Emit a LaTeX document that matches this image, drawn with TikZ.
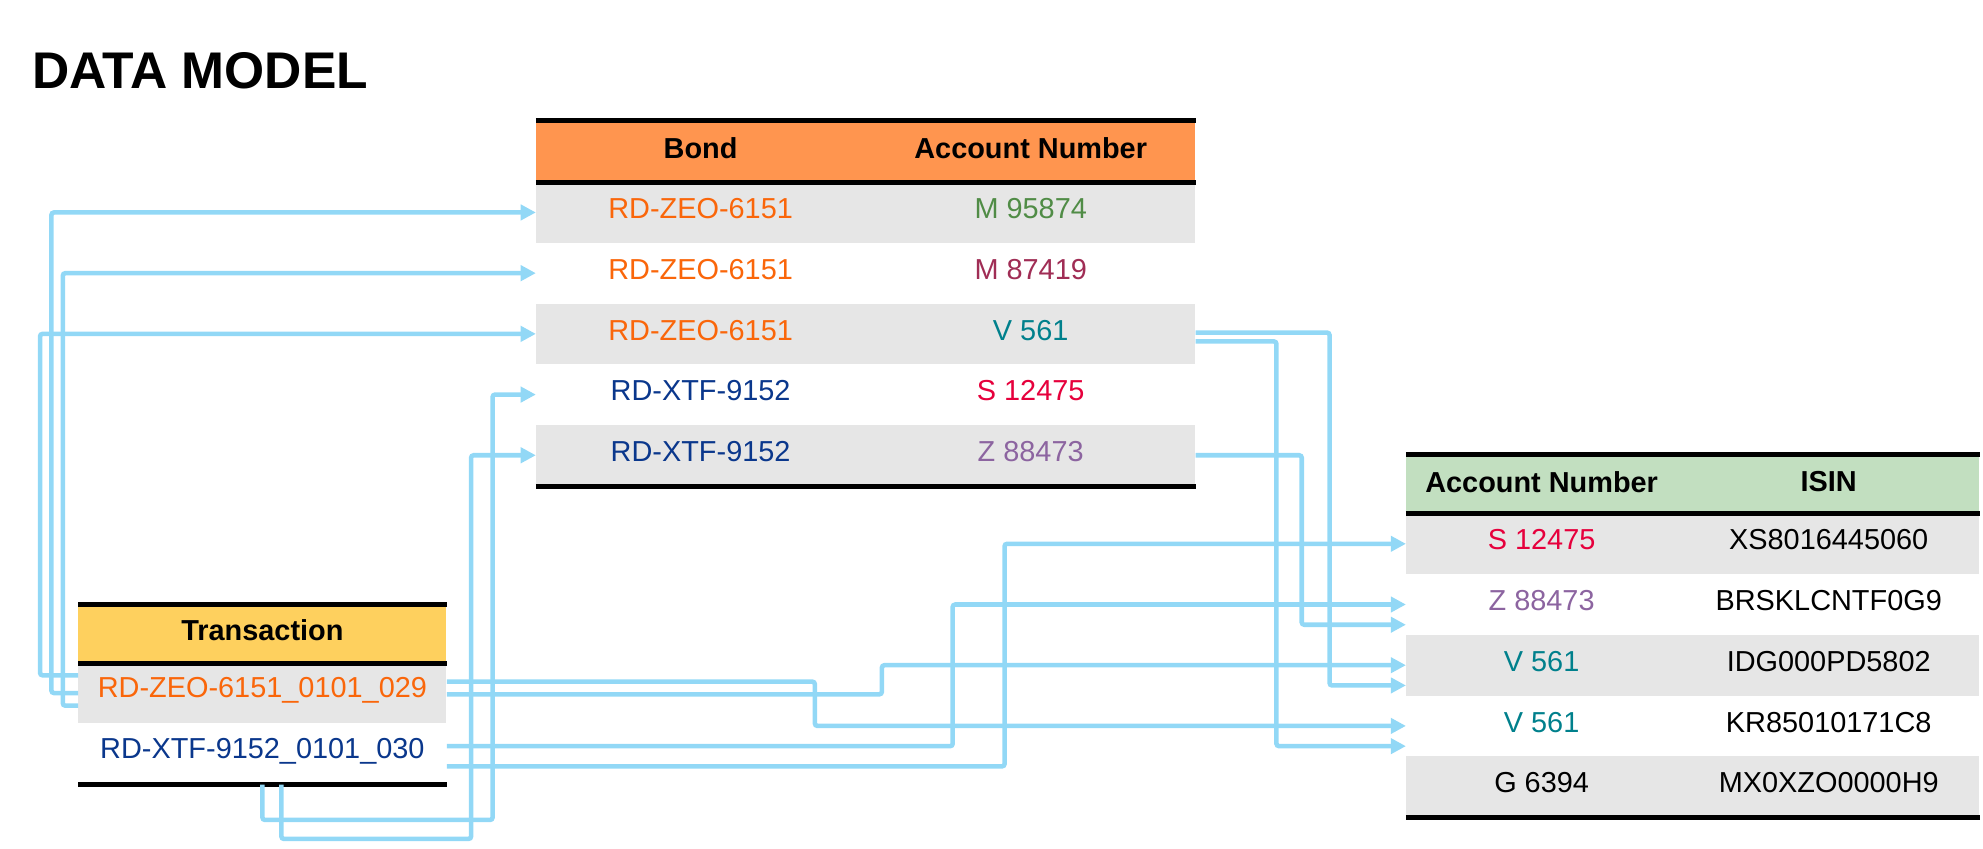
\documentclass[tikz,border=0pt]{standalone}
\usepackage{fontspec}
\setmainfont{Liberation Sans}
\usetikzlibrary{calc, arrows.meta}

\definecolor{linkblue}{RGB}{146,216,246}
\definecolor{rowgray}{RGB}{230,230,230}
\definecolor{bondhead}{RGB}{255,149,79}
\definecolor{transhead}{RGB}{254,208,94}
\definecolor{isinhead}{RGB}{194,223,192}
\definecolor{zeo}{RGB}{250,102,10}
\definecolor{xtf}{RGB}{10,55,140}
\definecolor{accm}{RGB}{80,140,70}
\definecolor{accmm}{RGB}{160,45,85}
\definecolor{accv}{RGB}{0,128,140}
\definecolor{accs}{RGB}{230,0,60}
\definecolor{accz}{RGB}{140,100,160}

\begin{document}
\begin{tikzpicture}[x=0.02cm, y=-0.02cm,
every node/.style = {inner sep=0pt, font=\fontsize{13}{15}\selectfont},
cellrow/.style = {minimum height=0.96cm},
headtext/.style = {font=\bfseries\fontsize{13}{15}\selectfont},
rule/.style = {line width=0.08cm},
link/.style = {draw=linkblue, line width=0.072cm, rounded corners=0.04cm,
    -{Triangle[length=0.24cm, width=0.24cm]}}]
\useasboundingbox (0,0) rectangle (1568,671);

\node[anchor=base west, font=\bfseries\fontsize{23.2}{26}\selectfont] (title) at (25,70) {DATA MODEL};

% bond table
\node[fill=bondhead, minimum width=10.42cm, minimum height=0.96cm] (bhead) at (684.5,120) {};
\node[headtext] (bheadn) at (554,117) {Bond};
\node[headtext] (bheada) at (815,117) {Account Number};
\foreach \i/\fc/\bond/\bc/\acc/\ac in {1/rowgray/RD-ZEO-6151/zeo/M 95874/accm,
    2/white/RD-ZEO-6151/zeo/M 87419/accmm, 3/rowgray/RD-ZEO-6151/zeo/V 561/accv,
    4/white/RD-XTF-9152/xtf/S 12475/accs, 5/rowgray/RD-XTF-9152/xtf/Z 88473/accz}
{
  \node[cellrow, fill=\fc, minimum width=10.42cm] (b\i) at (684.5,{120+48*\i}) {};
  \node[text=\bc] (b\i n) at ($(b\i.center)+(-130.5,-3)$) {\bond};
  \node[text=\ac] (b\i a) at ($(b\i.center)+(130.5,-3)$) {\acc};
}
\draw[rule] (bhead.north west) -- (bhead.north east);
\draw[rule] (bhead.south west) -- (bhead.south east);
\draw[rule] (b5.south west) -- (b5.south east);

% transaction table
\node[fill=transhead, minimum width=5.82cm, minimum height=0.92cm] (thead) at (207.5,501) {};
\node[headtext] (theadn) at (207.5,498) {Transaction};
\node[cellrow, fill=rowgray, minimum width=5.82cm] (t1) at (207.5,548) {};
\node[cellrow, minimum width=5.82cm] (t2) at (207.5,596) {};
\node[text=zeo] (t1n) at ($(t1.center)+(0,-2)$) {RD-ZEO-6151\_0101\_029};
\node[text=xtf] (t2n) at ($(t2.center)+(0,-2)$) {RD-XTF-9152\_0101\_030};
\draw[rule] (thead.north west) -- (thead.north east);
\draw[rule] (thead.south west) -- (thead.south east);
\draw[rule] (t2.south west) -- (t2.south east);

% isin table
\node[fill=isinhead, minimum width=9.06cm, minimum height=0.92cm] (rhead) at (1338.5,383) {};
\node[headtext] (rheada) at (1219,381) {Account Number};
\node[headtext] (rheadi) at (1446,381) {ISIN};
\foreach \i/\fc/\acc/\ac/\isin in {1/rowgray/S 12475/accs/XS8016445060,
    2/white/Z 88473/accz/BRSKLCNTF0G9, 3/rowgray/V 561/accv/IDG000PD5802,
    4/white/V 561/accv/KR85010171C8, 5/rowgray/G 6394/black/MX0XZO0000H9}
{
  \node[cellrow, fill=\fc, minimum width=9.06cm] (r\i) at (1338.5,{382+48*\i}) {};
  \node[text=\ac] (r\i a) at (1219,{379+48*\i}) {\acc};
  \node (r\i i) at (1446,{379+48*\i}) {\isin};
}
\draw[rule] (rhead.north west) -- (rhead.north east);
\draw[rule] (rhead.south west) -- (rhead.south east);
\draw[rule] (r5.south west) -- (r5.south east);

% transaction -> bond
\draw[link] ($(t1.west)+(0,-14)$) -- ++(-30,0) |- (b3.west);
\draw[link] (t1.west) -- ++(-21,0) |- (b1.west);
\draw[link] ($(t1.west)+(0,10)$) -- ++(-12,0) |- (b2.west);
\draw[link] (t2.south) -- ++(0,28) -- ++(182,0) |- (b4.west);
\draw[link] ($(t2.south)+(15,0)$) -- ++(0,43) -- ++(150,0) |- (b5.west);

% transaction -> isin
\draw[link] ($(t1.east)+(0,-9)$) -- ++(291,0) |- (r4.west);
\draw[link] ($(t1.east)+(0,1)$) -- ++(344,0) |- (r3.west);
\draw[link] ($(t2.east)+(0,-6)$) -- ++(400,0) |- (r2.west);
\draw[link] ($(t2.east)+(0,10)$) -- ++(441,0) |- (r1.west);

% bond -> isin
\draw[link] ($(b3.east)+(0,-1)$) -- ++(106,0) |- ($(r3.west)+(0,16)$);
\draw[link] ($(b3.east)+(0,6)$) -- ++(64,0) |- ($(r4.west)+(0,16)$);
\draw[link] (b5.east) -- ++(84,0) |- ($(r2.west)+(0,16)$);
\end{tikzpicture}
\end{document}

========================================

## WRITTEN PROBLEM
Repeat the lines exactly as they stand, from the opening line of the data through the line with "(title) at (25,70)". Pictures stay out of the copy.

## TASK RESPONSE
Emit a LaTeX document that matches this image, drawn with TikZ.
\documentclass[tikz,border=0pt]{standalone}
\usepackage{fontspec}
\setmainfont{Liberation Sans}
\usetikzlibrary{calc, arrows.meta}

\definecolor{linkblue}{RGB}{146,216,246}
\definecolor{rowgray}{RGB}{230,230,230}
\definecolor{bondhead}{RGB}{255,149,79}
\definecolor{transhead}{RGB}{254,208,94}
\definecolor{isinhead}{RGB}{194,223,192}
\definecolor{zeo}{RGB}{250,102,10}
\definecolor{xtf}{RGB}{10,55,140}
\definecolor{accm}{RGB}{80,140,70}
\definecolor{accmm}{RGB}{160,45,85}
\definecolor{accv}{RGB}{0,128,140}
\definecolor{accs}{RGB}{230,0,60}
\definecolor{accz}{RGB}{140,100,160}

\begin{document}
\begin{tikzpicture}[x=0.02cm, y=-0.02cm,
every node/.style = {inner sep=0pt, font=\fontsize{13}{15}\selectfont},
cellrow/.style = {minimum height=0.96cm},
headtext/.style = {font=\bfseries\fontsize{13}{15}\selectfont},
rule/.style = {line width=0.08cm},
link/.style = {draw=linkblue, line width=0.072cm, rounded corners=0.04cm,
    -{Triangle[length=0.24cm, width=0.24cm]}}]
\useasboundingbox (0,0) rectangle (1568,671);

\node[anchor=base west, font=\bfseries\fontsize{23.2}{26}\selectfont] (title) at (25,70) {DATA MODEL};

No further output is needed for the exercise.